We can, let's just, here, let's see what happens. I'm going to go out on a limb. Maybe it won't work, but like, yeah, be willing to like completely fail. And the minute you do that, it's like, Oh, and all of a sudden there's this reservoir of space in your head and your soul to actually, um,
create even more of an imaginary circumstances now if you haven't done your work you're fucked anyway but like but once you're there it's like once you're like oh yeah everybody we could just fail let's just let's just fail how do you does that make sense 100% makes sense it makes sense because the only way you're gonna really find out what it is is to like try it all kinds of ways yes yeah
I was just having the conversation, you know, Brian Callen, our mutual friend, he texted me last night. He's like, I got a new bit and I just ate a dick. I have to go up on stage with it tonight. It's fucking terrible. He goes, but I know there's something in there. And we were talking on the phone right before the show. He's like, dude, my fucking new bit just bombed a dick last night.
I don't know what to do. But I know there's something there. It's like you've got to be willing to bomb. You got to be willing to eat a dick.
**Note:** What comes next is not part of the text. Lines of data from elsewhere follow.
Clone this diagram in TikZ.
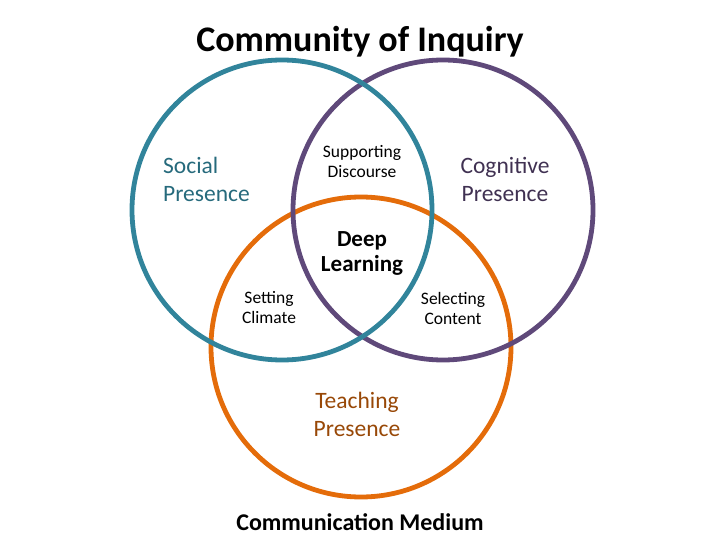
\documentclass[tikz,border=0pt]{standalone}
\usepackage{fontspec}
\setmainfont{Carlito}
\definecolor{socialc}{HTML}{31849B}
\definecolor{cognc}{HTML}{5F497A}
\definecolor{teachc}{HTML}{E46C0A}
\definecolor{socialt}{HTML}{266A7C}
\definecolor{cognt}{HTML}{403152}
\definecolor{teacht}{HTML}{984807}
\begin{document}
\begin{tikzpicture}[x=1pt,y=-1pt,
  ring/.style={line width=4.8pt},
  big/.style={font=\fontsize{23.5}{28}\selectfont, align=center, inner sep=0pt},
  small/.style={font=\fontsize{17.5}{20}\selectfont, align=center, inner sep=0pt}]
\useasboundingbox (0,0) rectangle (720,540);
\draw[ring, teachc] (361,347) circle (150);
\draw[ring, cognc] (443,210) circle (150);
\draw[ring, socialc] (282,210) circle (150);
\node[inner sep=0pt, font=\fontsize{36}{40}\selectfont\bfseries] (title) at (360,42) {Community of Inquiry};
\node[big, text=socialt, align=left, anchor=west] (social) at (163,179) {Social\\Presence};
\node[big, text=cognt] (cogn) at (505,179) {Cognitive\\Presence};
\node[big, text=teacht] (teach) at (357,414) {Teaching\\Presence};
\node[small] (supp) at (362,162) {Supporting\\Discourse};
\node[big, font=\fontsize{23}{25}\selectfont\bfseries] (deep) at (362,253) {Deep\\Learning};
\node[small] (sett) at (269,308) {Setting\\Climate};
\node[small] (sel) at (453,308) {Selecting\\Content};
\node[inner sep=0pt, font=\fontsize{24}{27}\selectfont\bfseries] (medium) at (360,522) {Communication Medium};
\end{tikzpicture}
\end{document}
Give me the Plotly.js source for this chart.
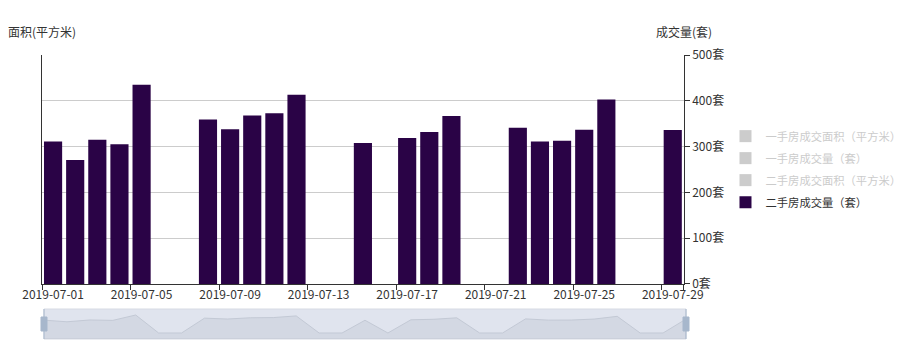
<!DOCTYPE html>
<html>
<head>
<meta charset="utf-8">
<script src="https://cdn.plot.ly/plotly-3.0.1.min.js"></script>
<style>html,body{margin:0;padding:0;background:#fff;}#chart{width:908px;height:362px;}</style>
</head>
<body>
<div id="chart"></div>
<script>
const dates = ['2019-07-01','2019-07-02','2019-07-03','2019-07-04','2019-07-05','2019-07-06','2019-07-07','2019-07-08','2019-07-09','2019-07-10','2019-07-11','2019-07-12','2019-07-13','2019-07-14','2019-07-15','2019-07-16','2019-07-17','2019-07-18','2019-07-19','2019-07-20','2019-07-21','2019-07-22','2019-07-23','2019-07-24','2019-07-25','2019-07-26','2019-07-27','2019-07-28','2019-07-29'];
const secondHandVolume = [311,271,315,305,435,null,null,359,338,368,373,413,null,null,308,null,319,332,367,null,null,341,311,313,337,403,null,null,336];
const tickLabels = ['2019-07-01','2019-07-05','2019-07-09','2019-07-13','2019-07-17','2019-07-21','2019-07-25','2019-07-29'];
const rightTicks = [0,100,200,300,400,500];
const rightTickText = ['0套','100套','200套','300套','400套','500套'];
const seriesNames = ['一手房成交面积（平方米）','一手房成交量（套）','二手房成交面积（平方米）','二手房成交量（套）'];
// hidden series: values not shown in the picture
const hiddenValues = dates.map(() => null);

const FONT = '"Noto Sans CJK SC", "Noto Sans", sans-serif';
const BAR = '#2a0346';

const traces = [];
for (let i = 0; i < 3; i++) {
  traces.push({
    type: 'bar', name: '<span style="color:#999">' + seriesNames[i] + '</span>',
    x: dates, y: hiddenValues, xaxis: 'x', yaxis: i % 2 === 0 ? 'y' : 'y2',
    visible: 'legendonly', marker: {color: '#999'}, legendgroup: 'g' + i
  });
}
traces.push({
  type: 'bar', name: seriesNames[3], x: dates, y: secondHandVolume,
  xaxis: 'x', yaxis: 'y2', marker: {color: BAR}, legendgroup: 'g3',
  hoverinfo: 'x+y'
});

// data shadow in the zoom slider (gaps shown as 0)
const shadow = secondHandVolume.map(v => v == null ? 0 : v);
const idx = shadow.map((_, i) => i);
const base = -145;
traces.push({
  type: 'scatter', mode: 'lines', x: idx.concat([idx.length - 1, 0]),
  y: shadow.concat([base, base]), xaxis: 'x3', yaxis: 'y3',
  fill: 'toself', fillcolor: '#d3d8e3', line: {color: '#c3c9d5', width: 1},
  showlegend: false, hoverinfo: 'skip'
});

const layout = {
  width: 908, height: 362,
  margin: {l: 42, r: 222, t: 55, b: 23},
  paper_bgcolor: '#fff', plot_bgcolor: 'rgba(0,0,0,0)',
  font: {family: FONT, size: 12, color: '#333'},
  bargap: 0.18,
  barmode: 'overlay',
  showlegend: true,
  legend: {
    xref: 'container', yref: 'container', x: 0.799, y: 0.664,
    xanchor: 'left', yanchor: 'top', tracegroupgap: 3,
    font: {family: FONT, size: 11.3, color: '#333'}, itemwidth: 30
  },
  xaxis: {
    domain: [0, 0.9966], anchor: 'y', type: 'category',
    range: [-0.5, 28.5], tickson: 'boundaries', tickangle: 0,
    tickmode: 'array', tickvals: tickLabels, ticktext: tickLabels,
    showline: true, linecolor: '#333', linewidth: 1,
    ticks: 'outside', ticklen: 5, tickcolor: '#333',
    showgrid: false, zeroline: false,
    tickfont: {family: FONT, size: 12, color: '#333'}
  },
  yaxis: {
    domain: [0.1937, 1], anchor: 'x', range: [0, 1],
    showline: true, linecolor: '#333', linewidth: 1,
    showticklabels: false, ticks: '', showgrid: false, zeroline: false
  },
  yaxis2: {
    overlaying: 'y', side: 'right', anchor: 'x', range: [0, 500],
    tickmode: 'array', tickvals: rightTicks, ticktext: rightTickText,
    showline: true, linecolor: '#333', linewidth: 1,
    ticks: 'outside', ticklen: 5, tickcolor: '#333',
    showgrid: true, gridcolor: '#ccc', gridwidth: 1, zeroline: false,
    tickfont: {family: FONT, size: 12, color: '#333'}
  },
  xaxis3: {
    domain: [0.0031, 1], anchor: 'y3', range: [0, 28],
    visible: false, fixedrange: true
  },
  yaxis3: {
    domain: [0, 0.1056], anchor: 'x3', range: [base, 580],
    visible: false, fixedrange: true
  },
  shapes: [
    {type: 'rect', xref: 'x3 domain', yref: 'y3 domain', x0: 0, x1: 1, y0: 0, y1: 1,
     fillcolor: '#e0e4ee', line: {color: '#d6dae3', width: 1}, layer: 'below'},
    {type: 'line', xref: 'x3 domain', yref: 'y3 domain', x0: 0, x1: 0, y0: 0, y1: 1,
     line: {color: '#a7b7cc', width: 1}},
    {type: 'line', xref: 'x3 domain', yref: 'y3 domain', x0: 1, x1: 1, y0: 0, y1: 1,
     line: {color: '#a7b7cc', width: 1}},
    {type: 'rect', xref: 'x3 domain', yref: 'y3 domain', xsizemode: 'pixel', ysizemode: 'pixel',
     xanchor: 0, yanchor: 0.5, x0: -3, x1: 3, y0: -7, y1: 7,
     fillcolor: '#a7b7cc', line: {color: '#a7b7cc', width: 1}},
    {type: 'rect', xref: 'x3 domain', yref: 'y3 domain', xsizemode: 'pixel', ysizemode: 'pixel',
     xanchor: 1, yanchor: 0.5, x0: -3, x1: 3, y0: -7, y1: 7,
     fillcolor: '#a7b7cc', line: {color: '#a7b7cc', width: 1}}
  ],
  annotations: [
    {text: '面积(平方米)', xref: 'paper', yref: 'paper', x: 0, y: 1, xanchor: 'center', yanchor: 'bottom',
     yshift: 13, showarrow: false, font: {family: FONT, size: 12, color: '#333'}},
    {text: '成交量(套)', xref: 'paper', yref: 'paper', x: 0.9966, y: 1, xanchor: 'center', yanchor: 'bottom',
     yshift: 13, showarrow: false, font: {family: FONT, size: 12, color: '#333'}}
  ]
};

Plotly.newPlot('chart', traces, layout, {displayModeBar: false});
</script>
</body>
</html>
If you don't, I don't know. Yeah, I don't know. If you're careful, it's over.
You can't.
Careful is death.
I talked to Chris Rock once, and he told me that that bit that he did, it was one of his all-time classic bits. I love black people. I hate N-word. Right, right. He goes, that bit bombed for like a year. Right. He couldn't get it to work. He's like, I know there's something in there, but I have to find it. Yeah. And it took a fucking year.
And we're talking about a year of going up at the store, going up at the improv, going here, going to the laugh factor, going here, going there. Fuck, pulling your hair out. Fuck, trying to figure it out. A fucking year, man. And when you're Chris Rock, you're already Chris Rock. You know, you can talk about getting your dick sucked. You can talk about something. People will laugh.